Committed and talented sheddie Rod Kane is back this issue, sharing a project he can now tick off his bucket list: building a huge scale model of a World War II Lancaster bomber. Rod details this plane’s build and shares with us some other model aircraft that he has recently built.
Now, this article on radial engines written by Geoff Lewis will truly amaze. Meet Russell Sutton of Pirongia, who builds these 14- and nine-cylinder engines from scratch! The size of these engines and the build skills involved will put you in awe of Russell’s talent.
Roger Curl joins our talented team of contributors and details building a space-saving foldable sawhorse, and in this issue’s Brewer’s Scoop, we start planning for summer entertaining — cheers!
Enrico Miglino continues explaining to us how to upcycle vintage tech in part two of his Magic Radio series, with a classic Bush transistor radio going all digital in the 21st century.
Ritchie Wilson meets fellow Cantabrian Yağmur Habora, who has a real talent for working with leather. Yağmur shares leather working tricks with us and shows us how to make your own leather knife sheath.
In his Off the Grid column this issue, Murray Grimwood shares with us one of his favourite sheddie places, W Rietveld Ltd recycling yard in Dunedin.
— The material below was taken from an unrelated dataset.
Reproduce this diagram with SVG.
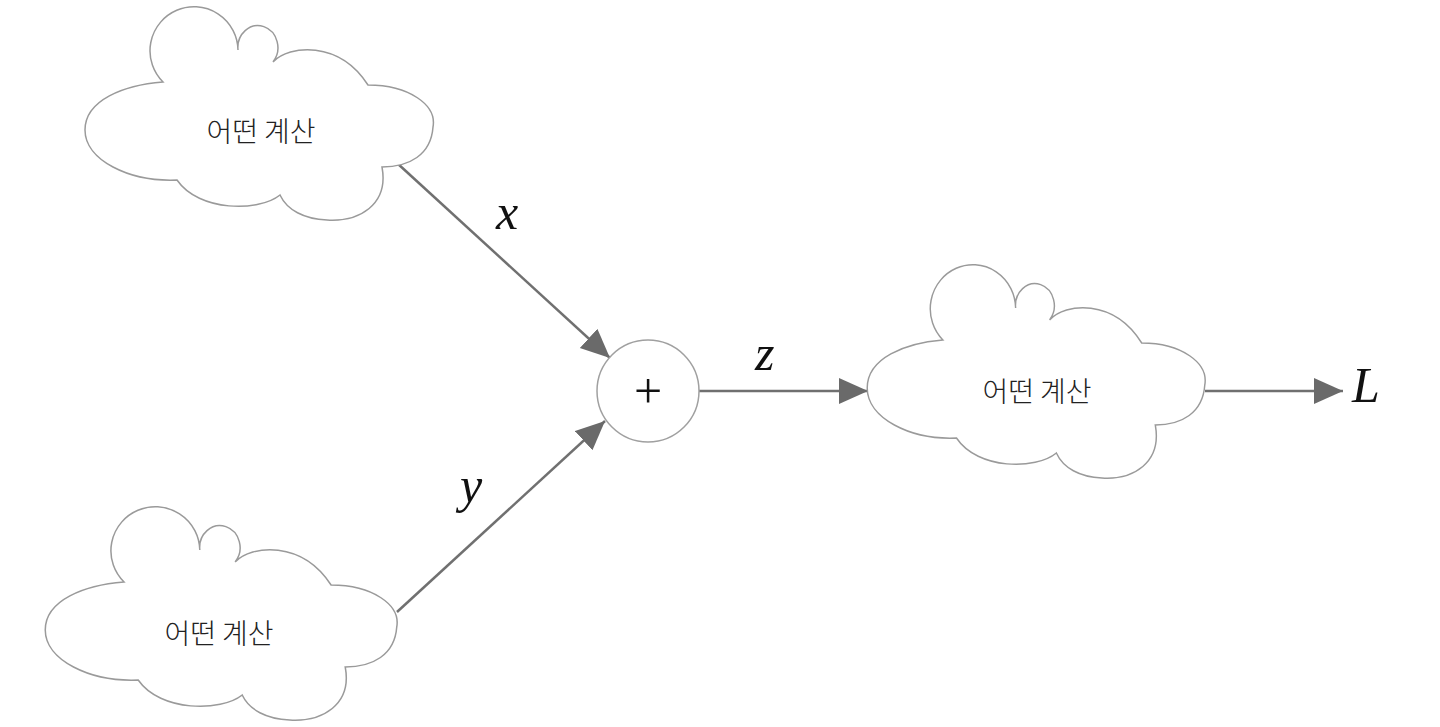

This business is a real treasure trove where you can buy anything from a tank engine to a power-station transformer or bags of nuts and bolts by the kilo.
We commence our nine-part series on How to Operate a Lathe by our resident engineer Bob Hulme, and Enrico Miglino continues with advice on turning your home into a smart one. In this issue, he commences smartening up the kitchen.
Coen Smit shows us how sometimes you just have to adapt your own tools to get the right tool for the job, and Claire Ashton visits the Te Aroha workshop of metal artist Adrian Worlsley.
Our book review this issue is the self-published Turning Your Life Around: The Meditative Beauty of Woodturning, by Ron Murray, and as usual Jude Woodside closes off the magazine with his Back o’ The Shed column. In this issue he has found something from Russia to love, a mighty Stankoimport 1A616 lathe.